Sudden change of fortunes in Yemen was a huge setback to Hadi’s backers. Washington saw its arms support worth $500 million to Sana since 2007 to keep the Al-Qaeda under control going in waste. Responding to Hadi’s call, on March 26, Saudi Arabia, UAE, Qatar, Bahrain and Kuwait began an air war against Houthi controlled targets in Yemen. Barack Obama declared Saudi-led air strikes legitimate, but the US showed no interest in taking direct military action in Yemen in support of joint Arab campaign. It contented in establishing a Joint Planning Cell with Saudi Arabia to coordinate US military and intelligence support. On 29 March, the Arab League decided to form a joint military force to combat Yemeni rebels. Both Egypt and Jordan have agreed to join it. The Saudi invasion of Yemen has drawn condemnation from Iran, Russia, Iraq and Syria, as well as Hezbollah. Russia moved the UNSC on April 4 for halt in air strikes.

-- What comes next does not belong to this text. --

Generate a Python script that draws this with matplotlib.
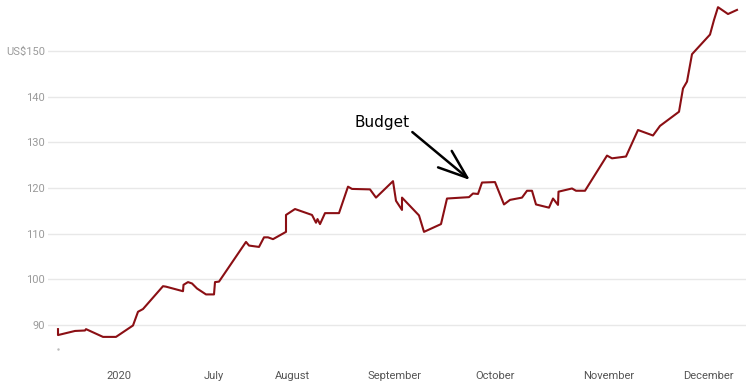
import matplotlib.pyplot as plt

# positions along the time axis and price in US$
pos = [58, 58, 75, 85, 86, 103, 116, 133, 138, 143, 163, 166, 183, 183.5, 188, 192,
       197, 206, 214, 215, 219, 246, 249, 259, 264, 268, 273, 286, 286, 295, 312,
       316, 317.5, 320, 325, 339, 348, 352, 370, 376, 393, 396, 402, 402, 419, 424,
       441, 447, 469, 473, 478, 482, 495, 504, 510, 522, 527, 532, 536, 549, 553,
       558, 558.5, 572, 576, 585, 607, 612, 626, 638, 653, 660, 679, 683, 687, 692,
       710, 714, 718, 728, 737]
price = [89.1, 87.8, 88.7, 88.8, 89.1, 87.4, 87.4, 89.9, 92.9, 93.5, 98.5, 98.4,
         97.4, 98.8, 99.4, 99.1, 98.0, 96.7, 96.7, 99.4, 99.5, 108.2, 107.4, 107.1,
         109.2, 109.2, 108.8, 110.4, 114.1, 115.4, 114.1, 112.4, 113.2, 112.1, 114.5,
         114.5, 120.3, 119.8, 119.7, 117.9, 121.5, 117.2, 115.2, 117.9, 114.0, 110.4,
         112.1, 117.7, 118.0, 118.8, 118.7, 121.2, 121.3, 116.4, 117.4, 117.9, 119.4,
         119.4, 116.4, 115.7, 117.7, 116.3, 119.2, 119.9, 119.4, 119.4, 127.1, 126.5,
         126.9, 132.7, 131.5, 133.6, 136.7, 141.8, 143.3, 149.3, 153.6, 156.8, 159.6,
         158.1, 159.0]

month_pos = [119, 214, 292, 394, 495, 609, 708]
month_labels = ["2020", "July", "August", "September", "October", "November", "December"]

y_ticks = [90, 100, 110, 120, 130, 140, 150]
y_labels = ["90", "100", "110", "120", "130", "140", "US$150"]

# budget annotation target
budget_pos, budget_val = 470, 121.75

fig = plt.figure(figsize=(7.54, 3.90), dpi=100)
ax = fig.add_axes([48 / 754, 30 / 390, 698 / 754, 360 / 390])

ax.plot(pos, price, color="#8b0f14", lw=1.5, zorder=3)
ax.plot([58], [84.7], ".", color="#bbbbbb", ms=1.5)

ax.set_xlim(48, 746)
ax.set_ylim(82.34, 161.17)

ax.set_yticks(y_ticks)
ax.set_yticklabels(y_labels)
ax.set_xticks(month_pos)
ax.set_xticklabels(month_labels)
ax.tick_params(axis="y", length=0, pad=2, labelsize=8, labelcolor="#9a9a9a")
ax.tick_params(axis="x", length=0, pad=8, labelsize=8, labelcolor="#555555")
for lab in ax.get_xticklabels() + ax.get_yticklabels():
    lab.set_family("Roboto")

ax.grid(axis="y", color="#e8e8e8", lw=1)
ax.set_axisbelow(True)
for s in ax.spines.values():
    s.set_visible(False)

ax.annotate("Budget", xy=(budget_pos, budget_val), xytext=(382, 134.4),
            fontsize=11, ha="center", va="center", color="black",
            arrowprops=dict(arrowstyle="->,head_length=1.9,head_width=0.7",
                            color="black", lw=1.8, relpos=(1.0, 0.0),
                            shrinkA=0, shrinkB=0))

fig.savefig("out.png", dpi=100)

However, the United Nations and European Union have not condemned the air strikes.
KSA is expectantly looking towards Pakistan to join the coalition and has sought fighter jets and warships. Pakistan government is walking on thin ice since on one hand it cannot overlook the demands of its time-tested friend and ally, and on the other there is heavy pressure of the opposition parties, media and civil society urging the government not to get involved in Yemen war, particularly because of so many domestic constraints. Joint session of the parliament is in progress to arrive at a consensus response action. Seeing the trend, the course of mediation to end the crisis and find a political solution will override the course of getting involved in Yemen war. However, all are on one page with regard to the defence of KSA whenever it gets threatened. So far there is no threat to the integrity of KSA or to the Holy places. Pakistan and Turkey are playing a key role in defusing the crisis which has all the potential to snowball into a bigger sectarian war.